The Warren County Middle School Youth Act Club, in conjunction with McMinnville’s Breakfast Rotary Club, recently held a Purple Pinkie Day at Warren County Middle School.
Students at the school were asked to donate pennies to help eradicate polio worldwide. For their donation, Rotary member Rachel Killebrew painted their pinkies purple. Children in Third World counties who are vaccinated against the disease have their pinkies painted purple to signify they have been vaccinated, thus Purple Pinkie Day was born.
For 20 years, Rotary has had a vision of curing the world of polio. Billions of dollars have been spent. In Third World counties they send in teams to give children the polio vaccine. When they are vaccinated, their pinkies are painted purple.
While the United States is a polio-free country, others are not. In order to be considered polio free, a country must have no new polio cases for three years. Pakistan, Afghanistan and Nigeria are not polio free.
“We do activities like this one to remind people there are countries that still have the disease,” said Killebrew. “People go to those countries all the time, so polio is only one flight away. If we don’t continue to inoculate our children, we could see polio in this country.”
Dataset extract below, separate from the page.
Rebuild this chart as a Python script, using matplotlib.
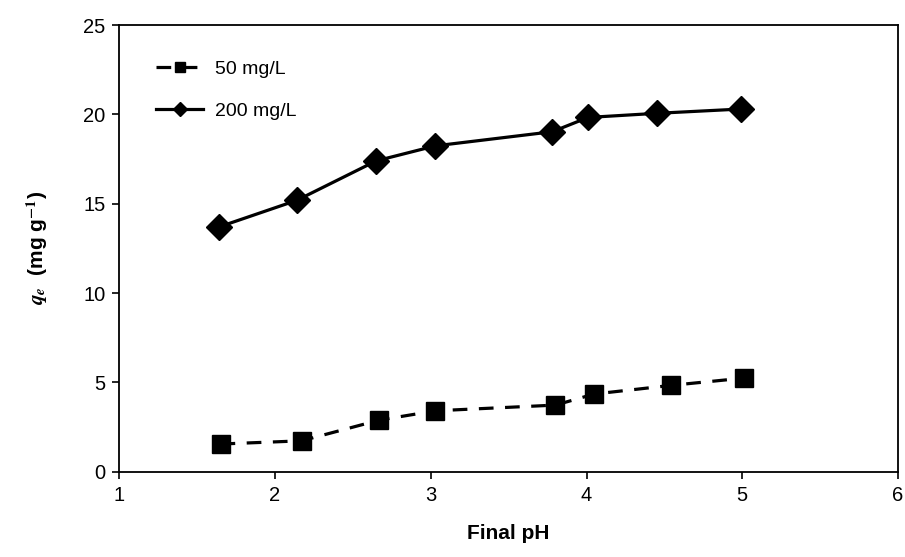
import matplotlib
matplotlib.use("Agg")
import matplotlib.pyplot as plt

plt.rcParams['font.family'] = ['Liberation Sans', 'DejaVu Sans']
plt.rcParams['mathtext.fontset'] = 'stix'

# final pH and adsorbed amount for the two initial concentrations
ph_50 = [1.65, 2.17, 2.67, 3.03, 3.80, 4.05, 4.54, 5.01]
qe_50 = [1.55, 1.73, 2.89, 3.41, 3.73, 4.35, 4.83, 5.24]

ph_200 = [1.64, 2.14, 2.65, 3.03, 3.78, 4.01, 4.45, 4.99]
qe_200 = [13.70, 15.19, 17.40, 18.24, 19.03, 19.83, 20.06, 20.30]

labels = ['50 mg/L', '200 mg/L']

fig = plt.figure(figsize=(9.05, 5.57), dpi=100)
ax = fig.add_axes([0.1318, 0.1531, 0.8605, 0.8019])

ax.plot(ph_50, qe_50, color='black', lw=2.3, dashes=(4.6, 3.6),
        marker='s', markersize=13, label=labels[0])
ax.plot(ph_200, qe_200, color='black', lw=2.3, marker='D',
        markersize=13.5, label=labels[1])

ax.set_xlim(1, 6)
ax.set_ylim(0, 25)
ax.set_xticks(range(1, 7))
ax.set_yticks(range(0, 26, 5))
ax.tick_params(direction='out', length=5, width=1.2, labelsize=14.5,
               top=False, right=False, pad=5)
for s in ax.spines.values():
    s.set_linewidth(1.3)

ax.set_xlabel('Final pH', fontsize=15, fontweight='bold', labelpad=14)
ax.set_ylabel(r'$\mathbfit{q}_{\mathbfit{e}}$  (mg g$^{\mathbf{-1}}$)',
              fontsize=15, fontweight='bold', labelpad=24)

ax.legend(loc='upper left', frameon=False, fontsize=14, markerscale=0.55,
          handlelength=2.4, handletextpad=0.6, labelspacing=1.25,
          bbox_to_anchor=(0.025, 0.96))

fig.savefig('out.png', dpi=100)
Along with fundraisers, each Rotarian member donates $40 a year into a fund for the inoculation push in countries were polio still exists. With only three countries remaining, Rotary says its 99 percent toward its goal of eradicating the crippling childhood disease.
“We want 100 percent eradication,” said Killebrew. “Seeing children affected by polio is heartbreaking, given the fact it is preventable. We have to continue this push for the children. We want a world that’s polio free. We want that last 1 percent.”
Susan Barrett, sponsor of Youth Act, reported between 50 and 60 students donated $81.83 during the event to help in the effort to eradicate polio.